:: Given request ::
Output all the data exactly. Pictures do not belong in the copy.

:: Source excerpt ::

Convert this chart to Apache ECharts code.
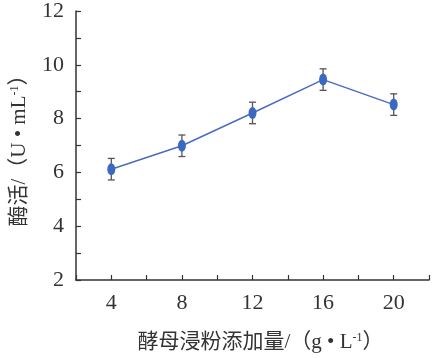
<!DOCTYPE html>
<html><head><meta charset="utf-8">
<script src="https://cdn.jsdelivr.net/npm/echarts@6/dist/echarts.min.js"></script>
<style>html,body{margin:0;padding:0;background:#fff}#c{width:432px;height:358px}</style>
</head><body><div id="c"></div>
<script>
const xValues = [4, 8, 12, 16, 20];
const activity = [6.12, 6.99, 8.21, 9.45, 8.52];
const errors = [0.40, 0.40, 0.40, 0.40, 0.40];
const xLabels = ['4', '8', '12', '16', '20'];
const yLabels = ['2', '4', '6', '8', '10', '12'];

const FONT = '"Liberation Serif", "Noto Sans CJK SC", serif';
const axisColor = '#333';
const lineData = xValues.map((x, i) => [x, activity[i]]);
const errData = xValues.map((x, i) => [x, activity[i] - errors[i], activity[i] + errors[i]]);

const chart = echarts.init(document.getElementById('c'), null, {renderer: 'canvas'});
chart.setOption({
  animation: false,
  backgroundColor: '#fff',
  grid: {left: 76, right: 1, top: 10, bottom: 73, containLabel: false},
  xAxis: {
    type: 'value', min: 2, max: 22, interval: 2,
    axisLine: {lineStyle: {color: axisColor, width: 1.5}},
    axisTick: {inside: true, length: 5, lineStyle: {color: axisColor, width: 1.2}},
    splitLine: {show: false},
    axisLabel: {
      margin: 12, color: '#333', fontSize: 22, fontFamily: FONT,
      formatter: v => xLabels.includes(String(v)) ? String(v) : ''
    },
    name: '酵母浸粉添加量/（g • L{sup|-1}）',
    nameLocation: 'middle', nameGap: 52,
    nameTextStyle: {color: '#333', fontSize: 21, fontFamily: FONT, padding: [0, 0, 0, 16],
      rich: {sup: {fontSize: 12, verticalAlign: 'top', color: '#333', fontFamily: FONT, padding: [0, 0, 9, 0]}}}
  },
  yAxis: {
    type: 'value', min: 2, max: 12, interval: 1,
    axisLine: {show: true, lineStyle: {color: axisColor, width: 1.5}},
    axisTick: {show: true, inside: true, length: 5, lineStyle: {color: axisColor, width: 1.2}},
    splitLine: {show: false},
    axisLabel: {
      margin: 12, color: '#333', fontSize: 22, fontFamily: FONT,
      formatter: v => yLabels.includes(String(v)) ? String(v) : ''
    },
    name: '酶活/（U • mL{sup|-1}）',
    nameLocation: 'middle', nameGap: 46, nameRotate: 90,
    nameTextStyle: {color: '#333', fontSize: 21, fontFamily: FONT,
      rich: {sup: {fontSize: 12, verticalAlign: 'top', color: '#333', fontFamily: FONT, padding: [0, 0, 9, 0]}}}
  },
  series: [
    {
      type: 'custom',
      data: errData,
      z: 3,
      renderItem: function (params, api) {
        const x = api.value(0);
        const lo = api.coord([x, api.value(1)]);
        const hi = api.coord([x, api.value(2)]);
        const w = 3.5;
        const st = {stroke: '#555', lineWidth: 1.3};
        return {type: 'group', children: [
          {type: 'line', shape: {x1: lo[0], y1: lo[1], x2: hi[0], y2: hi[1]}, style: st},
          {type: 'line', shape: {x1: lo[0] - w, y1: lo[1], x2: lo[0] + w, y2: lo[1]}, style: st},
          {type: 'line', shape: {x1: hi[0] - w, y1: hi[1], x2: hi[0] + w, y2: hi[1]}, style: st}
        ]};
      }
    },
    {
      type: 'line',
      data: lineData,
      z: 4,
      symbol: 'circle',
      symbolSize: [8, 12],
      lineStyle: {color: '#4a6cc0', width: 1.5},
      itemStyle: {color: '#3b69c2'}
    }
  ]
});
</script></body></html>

:: Response to this task ::
Convert this chart to Apache ECharts code.
<!DOCTYPE html>
<html><head><meta charset="utf-8">
<script src="https://cdn.jsdelivr.net/npm/echarts@6/dist/echarts.min.js"></script>
<style>html,body{margin:0;padding:0;background:#fff}#c{width:432px;height:358px}</style>
</head><body><div id="c"></div>
<script>
const xValues = [4, 8, 12, 16, 20];
const activity = [6.12, 6.99, 8.21, 9.45, 8.52];
const errors = [0.40, 0.40, 0.40, 0.40, 0.40];
const xLabels = ['4', '8', '12', '16', '20'];
const yLabels = ['2', '4', '6', '8', '10', '12'];

const FONT = '"Liberation Serif", "Noto Sans CJK SC", serif';
const axisColor = '#333';
const lineData = xValues.map((x, i) => [x, activity[i]]);
const errData = xValues.map((x, i) => [x, activity[i] - errors[i], activity[i] + errors[i]]);

const chart = echarts.init(document.getElementById('c'), null, {renderer: 'canvas'});
chart.setOption({
  animation: false,
  backgroundColor: '#fff',
  grid: {left: 76, right: 1, top: 10, bottom: 73, containLabel: false},
  xAxis: {
    type: 'value', min: 2, max: 22, interval: 2,
    axisLine: {lineStyle: {color: axisColor, width: 1.5}},
    axisTick: {inside: true, length: 5, lineStyle: {color: axisColor, width: 1.2}},
    splitLine: {show: false},
    axisLabel: {
      margin: 12, color: '#333', fontSize: 22, fontFamily: FONT,
      formatter: v => xLabels.includes(String(v)) ? String(v) : ''
    },
    name: '酵母浸粉添加量/（g • L{sup|-1}）',
    nameLocation: 'middle', nameGap: 52,
    nameTextStyle: {color: '#333', fontSize: 21, fontFamily: FONT, padding: [0, 0, 0, 16],
      rich: {sup: {fontSize: 12, verticalAlign: 'top', color: '#333', fontFamily: FONT, padding: [0, 0, 9, 0]}}}
  },
  yAxis: {
    type: 'value', min: 2, max: 12, interval: 1,
    axisLine: {show: true, lineStyle: {color: axisColor, width: 1.5}},
    axisTick: {show: true, inside: true, length: 5, lineStyle: {color: axisColor, width: 1.2}},
    splitLine: {show: false},
    axisLabel: {
      margin: 12, color: '#333', fontSize: 22, fontFamily: FONT,
      formatter: v => yLabels.includes(String(v)) ? String(v) : ''
    },
    name: '酶活/（U • mL{sup|-1}）',
    nameLocation: 'middle', nameGap: 46, nameRotate: 90,
    nameTextStyle: {color: '#333', fontSize: 21, fontFamily: FONT,
      rich: {sup: {fontSize: 12, verticalAlign: 'top', color: '#333', fontFamily: FONT, padding: [0, 0, 9, 0]}}}
  },
  series: [
    {
      type: 'custom',
      data: errData,
      z: 3,
      renderItem: function (params, api) {
        const x = api.value(0);
        const lo = api.coord([x, api.value(1)]);
        const hi = api.coord([x, api.value(2)]);
        const w = 3.5;
        const st = {stroke: '#555', lineWidth: 1.3};
        return {type: 'group', children: [
          {type: 'line', shape: {x1: lo[0], y1: lo[1], x2: hi[0], y2: hi[1]}, style: st},
          {type: 'line', shape: {x1: lo[0] - w, y1: lo[1], x2: lo[0] + w, y2: lo[1]}, style: st},
          {type: 'line', shape: {x1: hi[0] - w, y1: hi[1], x2: hi[0] + w, y2: hi[1]}, style: st}
        ]};
      }
    },
    {
      type: 'line',
      data: lineData,
      z: 4,
      symbol: 'circle',
      symbolSize: [8, 12],
      lineStyle: {color: '#4a6cc0', width: 1.5},
      itemStyle: {color: '#3b69c2'}
    }
  ]
});
</script></body></html>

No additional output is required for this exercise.